Zubir Ahmed became the fourth minister to quit on Tuesday, resigning in protest at Keir Starmer’s leadership and calling on the prime minister to step aside. The move landed hours after Starmer told cabinet he would not quit, sharpening a party fight that is now spilling from private warning signs into public rebellion.
The resignation gives fresh fuel to a day already defined by Labour’s internal split. Pippa Crerar said in a post that Ahmed, the health minister and a close ally of Wes Streeting, had quit calling for Starmer to step aside. His departure came as more than 100 Labour MPs signed a letter saying there was no time for a leadership contest, with Jessica Elgot writing that last week’s “devastatingly tough” election results showed the party had a hard job ahead to win back trust and needed to start working together today.
That statement was organised by a group of backbenchers, many from the 2024 intake, and it was signed by 103 backbenchers and PPSs. The message was blunt: “no time for a leadership contest,” Elgot wrote, and the party should focus on delivering the change the country needs. But the show of unity sat alongside a growing countercurrent inside Labour, with a LabourList tally saying 88 Labour MPs had said the prime minister should go.
The numbers matter because they show a party that is not simply debating strategy after an election setback; it is splitting over whether the current leader can carry the mandate any further. Starmer’s refusal to resign on Tuesday stopped the argument from ending there. Instead, it turned the question into a test of discipline, with ministers, backbenchers and loyalists all trying to define what happens next.

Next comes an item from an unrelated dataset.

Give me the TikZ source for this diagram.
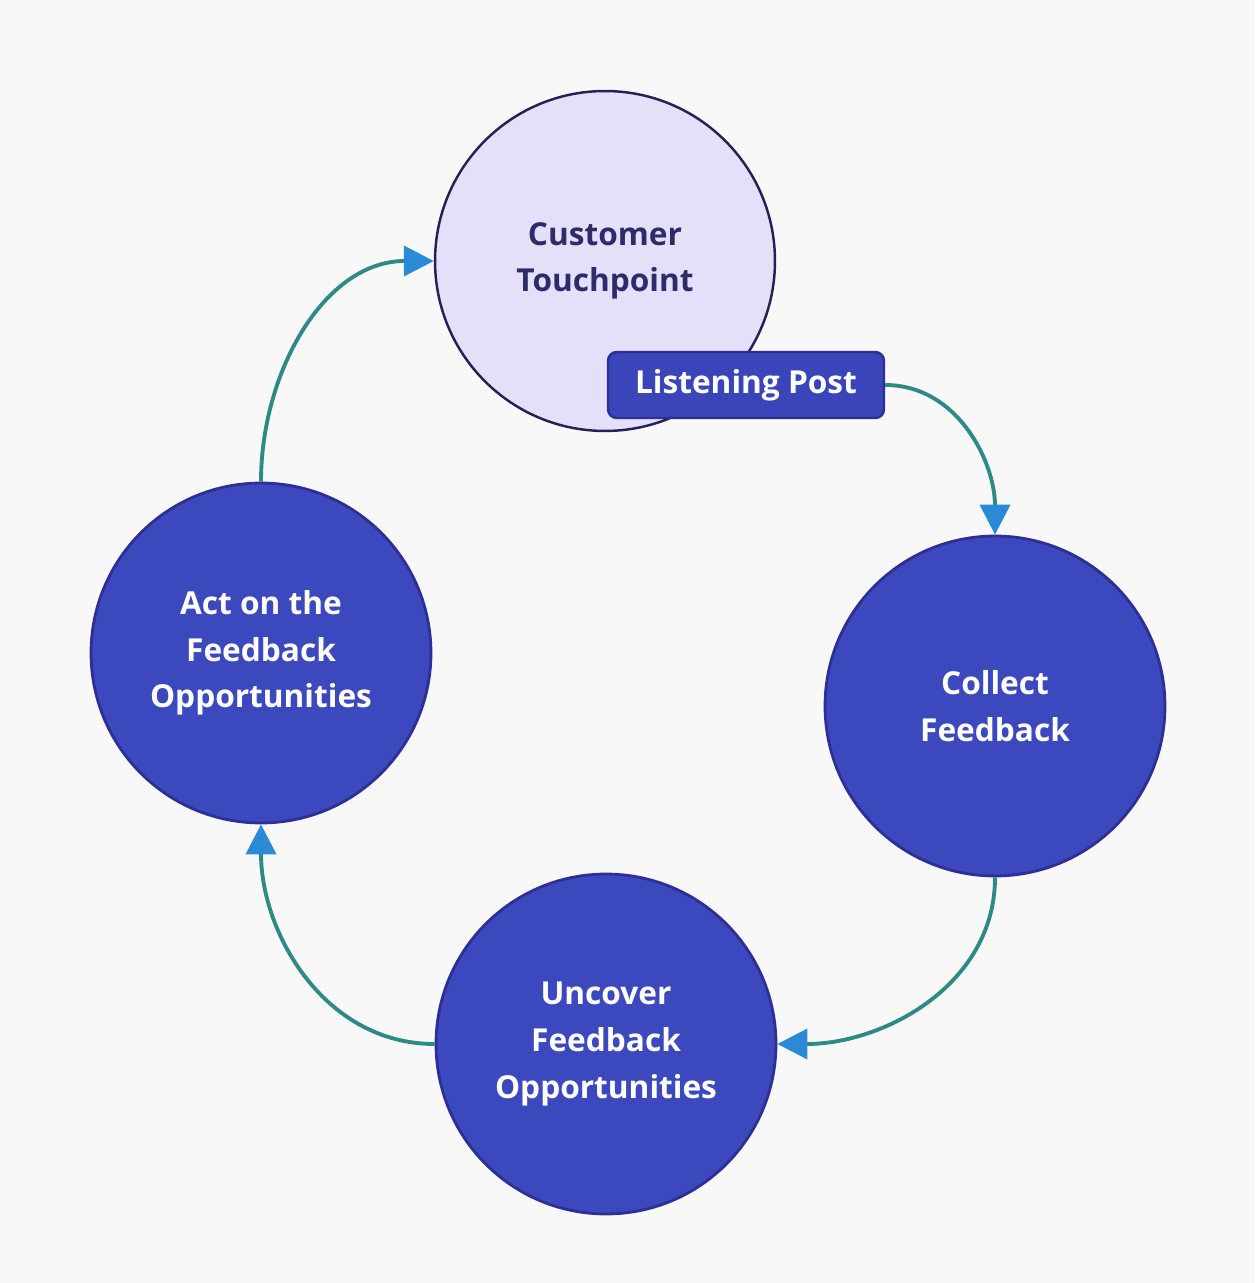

Marie Rimmer added to that line of resistance when she rejected speculation that she would stand down for Andy Burnham or anyone else. “Recent speculation regarding my parliamentary constituency seat is completely unfounded,” she said. “I am not planning to stand down for him or for anybody else.” Rimmer said she was selected by her constituency Labour party and elected by the people of St Helens South and Whiston to represent them in parliament, and that she intended to honour that mandate.
The backdrop is the 2024 general election campaign, when Andy Burnham and Rimmer were campaigning in Altrincham, but the present fight is over something far more immediate: whether Labour closes ranks behind Starmer or keeps drifting toward an open challenge. For now, the answer is that the prime minister is still in post, but the pressure around him has become impossible to ignore.